● **WHAT YOU ARE ASKED TO DO**:
Leave out the pictures and restate the rest of the data exactly.

Extracted data entries:

:::

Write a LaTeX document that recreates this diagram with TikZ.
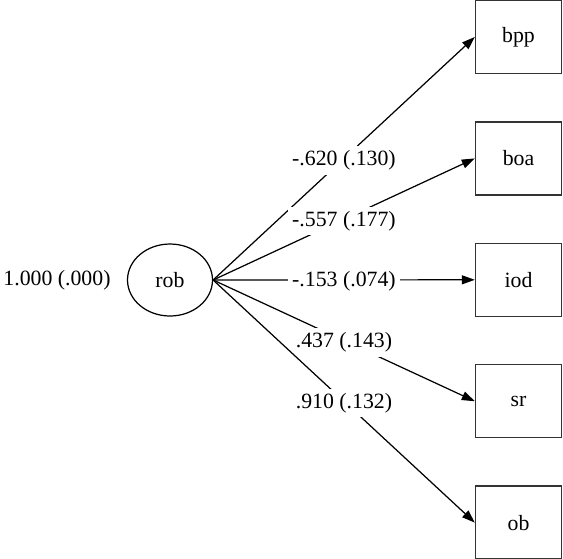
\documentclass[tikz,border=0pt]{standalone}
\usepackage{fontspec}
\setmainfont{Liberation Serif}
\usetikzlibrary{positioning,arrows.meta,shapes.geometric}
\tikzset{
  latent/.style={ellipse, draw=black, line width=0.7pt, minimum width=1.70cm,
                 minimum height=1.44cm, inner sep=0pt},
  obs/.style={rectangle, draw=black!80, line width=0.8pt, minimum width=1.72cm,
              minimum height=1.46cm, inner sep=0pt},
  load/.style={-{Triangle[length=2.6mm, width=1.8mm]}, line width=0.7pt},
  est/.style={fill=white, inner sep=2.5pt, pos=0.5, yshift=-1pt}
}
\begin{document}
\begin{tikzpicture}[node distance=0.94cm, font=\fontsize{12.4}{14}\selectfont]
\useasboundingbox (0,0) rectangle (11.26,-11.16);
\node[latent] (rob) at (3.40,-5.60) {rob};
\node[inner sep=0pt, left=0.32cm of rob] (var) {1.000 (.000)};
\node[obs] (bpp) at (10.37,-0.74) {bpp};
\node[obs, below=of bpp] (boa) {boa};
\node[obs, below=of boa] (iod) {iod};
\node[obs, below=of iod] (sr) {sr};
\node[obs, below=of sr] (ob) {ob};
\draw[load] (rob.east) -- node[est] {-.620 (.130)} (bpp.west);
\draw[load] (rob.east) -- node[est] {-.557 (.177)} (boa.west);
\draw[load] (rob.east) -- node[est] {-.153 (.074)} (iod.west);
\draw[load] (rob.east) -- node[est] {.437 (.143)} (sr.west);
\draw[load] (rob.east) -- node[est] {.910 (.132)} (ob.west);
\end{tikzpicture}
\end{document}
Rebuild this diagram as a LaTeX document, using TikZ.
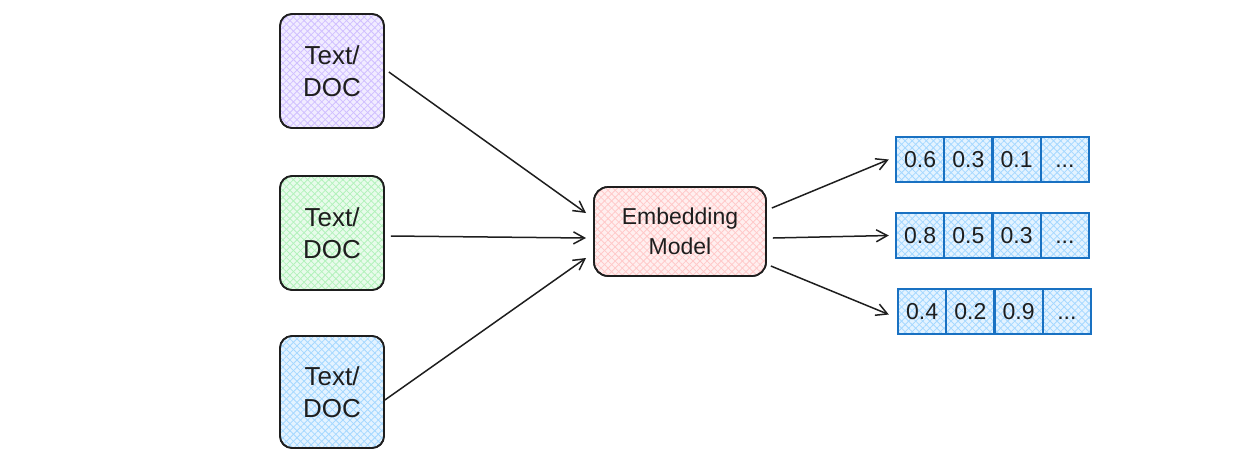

:::

● **RESPONSE TO THE TASK**:
Write a LaTeX document that recreates this diagram with TikZ.
\documentclass[tikz,border=0pt]{standalone}
\usepackage{fontspec}
\setmainfont{Liberation Serif}
\usetikzlibrary{positioning,arrows.meta,shapes.geometric}
\tikzset{
  latent/.style={ellipse, draw=black, line width=0.7pt, minimum width=1.70cm,
                 minimum height=1.44cm, inner sep=0pt},
  obs/.style={rectangle, draw=black!80, line width=0.8pt, minimum width=1.72cm,
              minimum height=1.46cm, inner sep=0pt},
  load/.style={-{Triangle[length=2.6mm, width=1.8mm]}, line width=0.7pt},
  est/.style={fill=white, inner sep=2.5pt, pos=0.5, yshift=-1pt}
}
\begin{document}
\begin{tikzpicture}[node distance=0.94cm, font=\fontsize{12.4}{14}\selectfont]
\useasboundingbox (0,0) rectangle (11.26,-11.16);
\node[latent] (rob) at (3.40,-5.60) {rob};
\node[inner sep=0pt, left=0.32cm of rob] (var) {1.000 (.000)};
\node[obs] (bpp) at (10.37,-0.74) {bpp};
\node[obs, below=of bpp] (boa) {boa};
\node[obs, below=of boa] (iod) {iod};
\node[obs, below=of iod] (sr) {sr};
\node[obs, below=of sr] (ob) {ob};
\draw[load] (rob.east) -- node[est] {-.620 (.130)} (bpp.west);
\draw[load] (rob.east) -- node[est] {-.557 (.177)} (boa.west);
\draw[load] (rob.east) -- node[est] {-.153 (.074)} (iod.west);
\draw[load] (rob.east) -- node[est] {.437 (.143)} (sr.west);
\draw[load] (rob.east) -- node[est] {.910 (.132)} (ob.west);
\end{tikzpicture}
\end{document}
Rebuild this diagram as a LaTeX document, using TikZ.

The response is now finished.